-- start EXTRACTED ENTRIES --
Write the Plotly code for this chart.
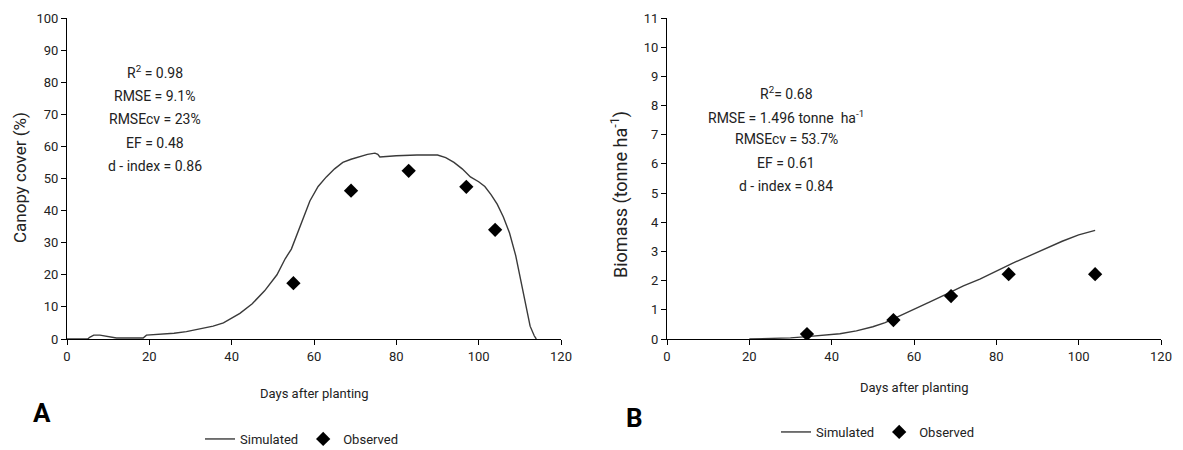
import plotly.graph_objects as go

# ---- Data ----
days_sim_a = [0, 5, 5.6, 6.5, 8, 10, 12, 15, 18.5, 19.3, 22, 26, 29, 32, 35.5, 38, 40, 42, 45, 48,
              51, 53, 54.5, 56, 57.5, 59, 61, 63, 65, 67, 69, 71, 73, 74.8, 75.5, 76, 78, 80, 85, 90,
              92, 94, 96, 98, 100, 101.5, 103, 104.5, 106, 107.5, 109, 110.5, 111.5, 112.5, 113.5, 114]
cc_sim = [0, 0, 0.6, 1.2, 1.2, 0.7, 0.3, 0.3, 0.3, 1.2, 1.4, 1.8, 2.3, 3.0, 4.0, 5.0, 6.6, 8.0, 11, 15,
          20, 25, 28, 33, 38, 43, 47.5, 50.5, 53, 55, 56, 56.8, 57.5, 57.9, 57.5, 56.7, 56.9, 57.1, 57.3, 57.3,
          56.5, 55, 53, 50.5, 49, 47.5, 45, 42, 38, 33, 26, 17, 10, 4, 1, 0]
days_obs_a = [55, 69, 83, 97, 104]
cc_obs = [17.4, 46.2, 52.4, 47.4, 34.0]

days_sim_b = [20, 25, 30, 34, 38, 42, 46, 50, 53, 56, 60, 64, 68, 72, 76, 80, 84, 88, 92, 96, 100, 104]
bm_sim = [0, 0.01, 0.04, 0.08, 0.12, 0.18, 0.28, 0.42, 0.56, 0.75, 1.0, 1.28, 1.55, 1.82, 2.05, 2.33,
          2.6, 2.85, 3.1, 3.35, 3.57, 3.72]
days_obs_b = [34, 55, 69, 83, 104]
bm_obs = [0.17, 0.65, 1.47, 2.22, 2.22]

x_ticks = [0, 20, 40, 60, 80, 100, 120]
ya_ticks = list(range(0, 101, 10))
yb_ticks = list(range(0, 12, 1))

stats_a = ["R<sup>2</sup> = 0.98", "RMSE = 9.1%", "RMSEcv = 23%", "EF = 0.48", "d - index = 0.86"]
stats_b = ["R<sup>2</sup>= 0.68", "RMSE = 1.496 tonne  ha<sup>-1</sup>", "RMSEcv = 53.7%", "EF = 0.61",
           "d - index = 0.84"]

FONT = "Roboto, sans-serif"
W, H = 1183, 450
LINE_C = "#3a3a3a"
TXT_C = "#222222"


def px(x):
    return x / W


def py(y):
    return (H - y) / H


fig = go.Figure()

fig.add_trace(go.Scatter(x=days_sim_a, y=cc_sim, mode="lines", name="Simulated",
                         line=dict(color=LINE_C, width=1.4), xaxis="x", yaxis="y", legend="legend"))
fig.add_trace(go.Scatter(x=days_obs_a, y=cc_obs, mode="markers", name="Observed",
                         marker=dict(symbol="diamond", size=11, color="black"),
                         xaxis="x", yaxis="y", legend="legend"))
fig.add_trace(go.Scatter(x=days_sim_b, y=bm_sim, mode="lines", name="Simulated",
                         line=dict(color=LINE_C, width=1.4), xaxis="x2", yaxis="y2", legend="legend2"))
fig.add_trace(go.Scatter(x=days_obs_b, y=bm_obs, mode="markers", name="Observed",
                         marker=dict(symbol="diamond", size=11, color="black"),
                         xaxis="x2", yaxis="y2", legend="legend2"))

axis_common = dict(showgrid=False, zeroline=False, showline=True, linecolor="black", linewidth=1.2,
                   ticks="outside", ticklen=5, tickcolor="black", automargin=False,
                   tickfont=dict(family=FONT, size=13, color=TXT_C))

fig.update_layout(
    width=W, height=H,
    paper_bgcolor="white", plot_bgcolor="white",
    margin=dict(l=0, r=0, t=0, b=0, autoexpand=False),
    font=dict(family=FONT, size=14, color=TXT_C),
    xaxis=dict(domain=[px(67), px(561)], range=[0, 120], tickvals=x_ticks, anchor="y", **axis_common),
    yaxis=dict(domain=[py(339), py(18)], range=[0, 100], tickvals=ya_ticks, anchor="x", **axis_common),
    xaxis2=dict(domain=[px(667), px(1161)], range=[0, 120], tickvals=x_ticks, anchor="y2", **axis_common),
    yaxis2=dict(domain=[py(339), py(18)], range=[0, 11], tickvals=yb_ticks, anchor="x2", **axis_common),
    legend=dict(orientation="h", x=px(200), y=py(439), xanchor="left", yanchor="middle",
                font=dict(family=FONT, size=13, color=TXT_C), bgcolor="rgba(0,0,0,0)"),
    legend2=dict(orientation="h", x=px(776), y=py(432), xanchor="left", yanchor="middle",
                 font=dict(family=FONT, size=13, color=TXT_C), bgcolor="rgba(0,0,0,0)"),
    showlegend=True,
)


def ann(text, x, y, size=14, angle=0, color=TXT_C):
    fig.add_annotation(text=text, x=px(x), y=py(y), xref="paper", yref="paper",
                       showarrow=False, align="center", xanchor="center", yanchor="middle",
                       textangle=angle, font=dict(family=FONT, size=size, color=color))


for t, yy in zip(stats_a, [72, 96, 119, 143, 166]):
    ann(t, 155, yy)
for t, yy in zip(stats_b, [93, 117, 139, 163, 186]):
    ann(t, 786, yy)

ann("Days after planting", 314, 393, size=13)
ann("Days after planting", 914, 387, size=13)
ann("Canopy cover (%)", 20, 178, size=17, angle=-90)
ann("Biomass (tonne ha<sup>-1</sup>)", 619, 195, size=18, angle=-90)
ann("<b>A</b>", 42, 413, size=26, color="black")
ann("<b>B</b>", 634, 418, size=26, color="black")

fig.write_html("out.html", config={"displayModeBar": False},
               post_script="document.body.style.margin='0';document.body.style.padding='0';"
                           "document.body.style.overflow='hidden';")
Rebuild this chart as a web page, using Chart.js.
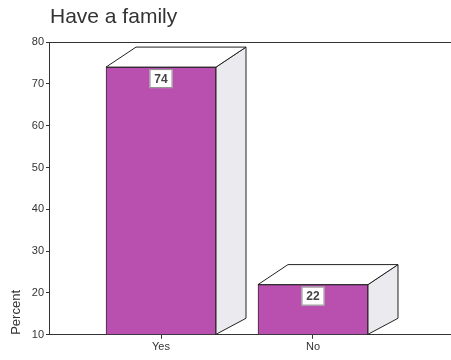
-- end EXTRACTED ENTRIES --
--- TASK ---
Repeat all the records above exactly, leaving out any pictures.

--- SOLUTION FOR THIS TASK ---
Write the Plotly code for this chart.
import plotly.graph_objects as go

# ---- Data ----
days_sim_a = [0, 5, 5.6, 6.5, 8, 10, 12, 15, 18.5, 19.3, 22, 26, 29, 32, 35.5, 38, 40, 42, 45, 48,
              51, 53, 54.5, 56, 57.5, 59, 61, 63, 65, 67, 69, 71, 73, 74.8, 75.5, 76, 78, 80, 85, 90,
              92, 94, 96, 98, 100, 101.5, 103, 104.5, 106, 107.5, 109, 110.5, 111.5, 112.5, 113.5, 114]
cc_sim = [0, 0, 0.6, 1.2, 1.2, 0.7, 0.3, 0.3, 0.3, 1.2, 1.4, 1.8, 2.3, 3.0, 4.0, 5.0, 6.6, 8.0, 11, 15,
          20, 25, 28, 33, 38, 43, 47.5, 50.5, 53, 55, 56, 56.8, 57.5, 57.9, 57.5, 56.7, 56.9, 57.1, 57.3, 57.3,
          56.5, 55, 53, 50.5, 49, 47.5, 45, 42, 38, 33, 26, 17, 10, 4, 1, 0]
days_obs_a = [55, 69, 83, 97, 104]
cc_obs = [17.4, 46.2, 52.4, 47.4, 34.0]

days_sim_b = [20, 25, 30, 34, 38, 42, 46, 50, 53, 56, 60, 64, 68, 72, 76, 80, 84, 88, 92, 96, 100, 104]
bm_sim = [0, 0.01, 0.04, 0.08, 0.12, 0.18, 0.28, 0.42, 0.56, 0.75, 1.0, 1.28, 1.55, 1.82, 2.05, 2.33,
          2.6, 2.85, 3.1, 3.35, 3.57, 3.72]
days_obs_b = [34, 55, 69, 83, 104]
bm_obs = [0.17, 0.65, 1.47, 2.22, 2.22]

x_ticks = [0, 20, 40, 60, 80, 100, 120]
ya_ticks = list(range(0, 101, 10))
yb_ticks = list(range(0, 12, 1))

stats_a = ["R<sup>2</sup> = 0.98", "RMSE = 9.1%", "RMSEcv = 23%", "EF = 0.48", "d - index = 0.86"]
stats_b = ["R<sup>2</sup>= 0.68", "RMSE = 1.496 tonne  ha<sup>-1</sup>", "RMSEcv = 53.7%", "EF = 0.61",
           "d - index = 0.84"]

FONT = "Roboto, sans-serif"
W, H = 1183, 450
LINE_C = "#3a3a3a"
TXT_C = "#222222"


def px(x):
    return x / W


def py(y):
    return (H - y) / H


fig = go.Figure()

fig.add_trace(go.Scatter(x=days_sim_a, y=cc_sim, mode="lines", name="Simulated",
                         line=dict(color=LINE_C, width=1.4), xaxis="x", yaxis="y", legend="legend"))
fig.add_trace(go.Scatter(x=days_obs_a, y=cc_obs, mode="markers", name="Observed",
                         marker=dict(symbol="diamond", size=11, color="black"),
                         xaxis="x", yaxis="y", legend="legend"))
fig.add_trace(go.Scatter(x=days_sim_b, y=bm_sim, mode="lines", name="Simulated",
                         line=dict(color=LINE_C, width=1.4), xaxis="x2", yaxis="y2", legend="legend2"))
fig.add_trace(go.Scatter(x=days_obs_b, y=bm_obs, mode="markers", name="Observed",
                         marker=dict(symbol="diamond", size=11, color="black"),
                         xaxis="x2", yaxis="y2", legend="legend2"))

axis_common = dict(showgrid=False, zeroline=False, showline=True, linecolor="black", linewidth=1.2,
                   ticks="outside", ticklen=5, tickcolor="black", automargin=False,
                   tickfont=dict(family=FONT, size=13, color=TXT_C))

fig.update_layout(
    width=W, height=H,
    paper_bgcolor="white", plot_bgcolor="white",
    margin=dict(l=0, r=0, t=0, b=0, autoexpand=False),
    font=dict(family=FONT, size=14, color=TXT_C),
    xaxis=dict(domain=[px(67), px(561)], range=[0, 120], tickvals=x_ticks, anchor="y", **axis_common),
    yaxis=dict(domain=[py(339), py(18)], range=[0, 100], tickvals=ya_ticks, anchor="x", **axis_common),
    xaxis2=dict(domain=[px(667), px(1161)], range=[0, 120], tickvals=x_ticks, anchor="y2", **axis_common),
    yaxis2=dict(domain=[py(339), py(18)], range=[0, 11], tickvals=yb_ticks, anchor="x2", **axis_common),
    legend=dict(orientation="h", x=px(200), y=py(439), xanchor="left", yanchor="middle",
                font=dict(family=FONT, size=13, color=TXT_C), bgcolor="rgba(0,0,0,0)"),
    legend2=dict(orientation="h", x=px(776), y=py(432), xanchor="left", yanchor="middle",
                 font=dict(family=FONT, size=13, color=TXT_C), bgcolor="rgba(0,0,0,0)"),
    showlegend=True,
)


def ann(text, x, y, size=14, angle=0, color=TXT_C):
    fig.add_annotation(text=text, x=px(x), y=py(y), xref="paper", yref="paper",
                       showarrow=False, align="center", xanchor="center", yanchor="middle",
                       textangle=angle, font=dict(family=FONT, size=size, color=color))


for t, yy in zip(stats_a, [72, 96, 119, 143, 166]):
    ann(t, 155, yy)
for t, yy in zip(stats_b, [93, 117, 139, 163, 186]):
    ann(t, 786, yy)

ann("Days after planting", 314, 393, size=13)
ann("Days after planting", 914, 387, size=13)
ann("Canopy cover (%)", 20, 178, size=17, angle=-90)
ann("Biomass (tonne ha<sup>-1</sup>)", 619, 195, size=18, angle=-90)
ann("<b>A</b>", 42, 413, size=26, color="black")
ann("<b>B</b>", 634, 418, size=26, color="black")

fig.write_html("out.html", config={"displayModeBar": False},
               post_script="document.body.style.margin='0';document.body.style.padding='0';"
                           "document.body.style.overflow='hidden';")
Rebuild this chart as a web page, using Chart.js.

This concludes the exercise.